Sull'assalto indiscriminato del cemento

 

       Napoleone nel suo esilio alla isola di Sant’Elena si era ricordato del nostro golfo, lasciando scritto: «La Spezia è il più bel porto dell’Universo, la sua rada è anche superiore a quella di Tolone la sua difesa per terra e per mare è facile, ecc. ecc.».
       Ce lo ricorda il maggiore generale G. N. Gino Galuppini in un suo pregevole studio su Rivista Marittima luglio-agosto 1969 dal titolo « L’arsenale di La Spezia nel centenario della sua inaugurazione » (20 agosto 1869). Si apprende dallo scritto che Napoleone, con ordine del 10 giugno 1808 aveva disposto l’erezione di fortezze sulla cima della Castellana, nel punto centrale e culminante della Palmaria, sulla punta di Maralunga e al Tino (quest’ultima non fu fatta).
       Come è noto, dal forte napoleonico della Palmaria ne germinarono, dopo la costituzione del Regno d’Italia, vari altri: furono costruite caserme e buone strade rotabili e pedonali. La bella isola, dal profilo di cetaceo volto con la testa a S.Pietro, cambiò il volto agreste e boschivo che le avevano dato i frati benedettini col crescere ad importanza del monastero di San Venerio al Tino (del quale costituiva una delle proprietà) in quello di baluardo militare avanzato della piazzaforte. Ma solo dopo il primo conflitto mondiale, con l’inasprirsi delle servitù militari, delle proibizioni e via dicendo, la Palmaria perdeva del tutto quel minimo d’importanza economica che aveva conservato (polmone secolare di respiro per Porto Venere) anche nel pieno della sua funzione militare.
       Gli articoli sulle nuove concessioni alla Palmaria apparsi su questa cronaca il 13 e il 23 dello scorso settembre erano stati accolti con interesse da quanti hanno ancora vivo il senso delle bellezze naturali profuse ai due lati dell’entrata del nostro golfo, il cui panorama, dominato dalla grandiosità delle Apuane, non ha nulla da invidiare alle famose coste che hanno per fondo le Alpi Marittime. E sembrò che, dopo anni di torpore, ne dovesse seguire un movimento di opinione pubblica inteso a meglio illuminare chi dovrà provvedere alla sistemazione definitiva di un territorio d’importanza vitale per l’economia e il turismo.
       Si è appreso, in particolare, che nella riunione presso il Rotary Club erano state dette cose giustissime: direi quasi che tutti avevano ragione. Il che rende assai nebuloso il problema della linea più pratica da seguire, ora specialmente che non si può contare su di un piano regolatore, poiché quello presentato non ha avuto approvazione. Ma il movimento sopra accennato non si è manifestato, mentre si son visti i « bull-dozers » già al lavoro in quella cala di San Giovanni che è forse il posto più ridente dell’intera Palmaria.

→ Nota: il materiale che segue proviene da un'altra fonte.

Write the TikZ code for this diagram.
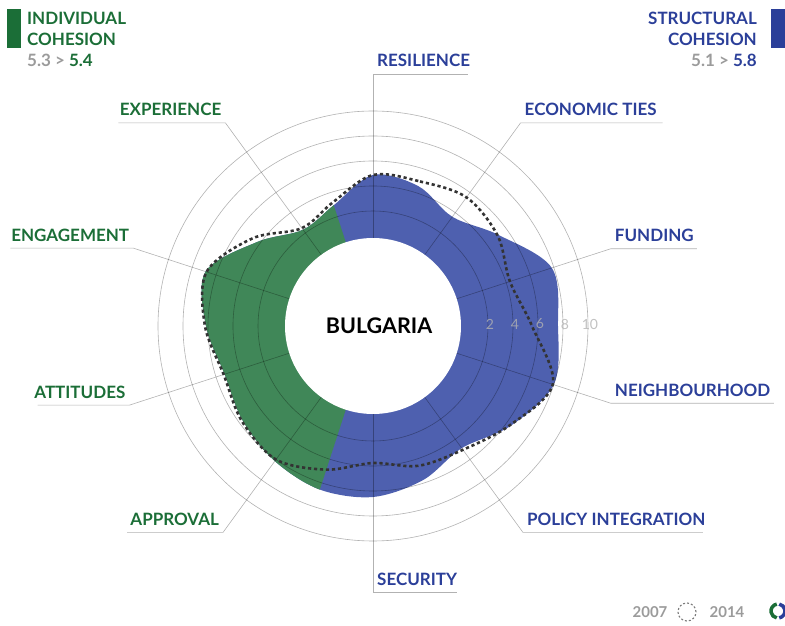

       Dopo quanto è avvenuto nelle piaghe più ridenti, si può ben dire che la natura ha oggi più orrore dei piani regolatori di quanto non avesse « del vuoto » nell’erronea credenza dei filosofi antichi. E per la Palmaria, ritengo tutti concordi nel riconoscere che la parola spetta per prima alla natura.
       Nel gran rumore del mondo in cui si vive per gran parte dell’anno gli uomini vanno cercando pace, silenzio e tranquillità. La Palmaria offre tutte le caratteristiche per divenire oasi di distensione per chi ama tale genere di riposo, o ne ha bisogno assoluto. Le offre sotto l’aspetto residenziale e quello sociale, quest’ultimo quale sfogo alle masse (ma con la necessaria disciplina) come ha richiesto l’avvocato Franco Borachia nel suo intervento al Rotary.
       Sarà tutto ciò sacrificato al dio cemento, con le conseguenze che ne derivano, i villini in serie, i grandi alberghi, i « nights », e le discariche a soffocamento di spiagge, scogliere e vivai di pesci e molluschi?
       Lo riteniamo molto improbabile, tanto più che la Palmaria rimane in parte a disposizione della difesa militare. Meglio sarebbe attenersi ad un programma minimo, tenendo conto delle varie opinioni scaturite nella citata riunione al Rotary Club. Del resto un principio di rivalorizzazione operato da i privati esiste già sui versanti del Terrizzo ed è stato fatto senza deturpazione al paesaggio. Si potrebbe continuare su questa linea, concedendo facilitazioni per la cessione di aree e fabbricati demaniali ai privati ed in particolare a coloro che subirono esproprio di terreni per uso militare. E, prima cosa, rimettere in ordine le strade. E perché non incoraggiare i campeggi? Ma, forse, le mie sono idee dell’altro secolo! Chi vivrà, vedrà.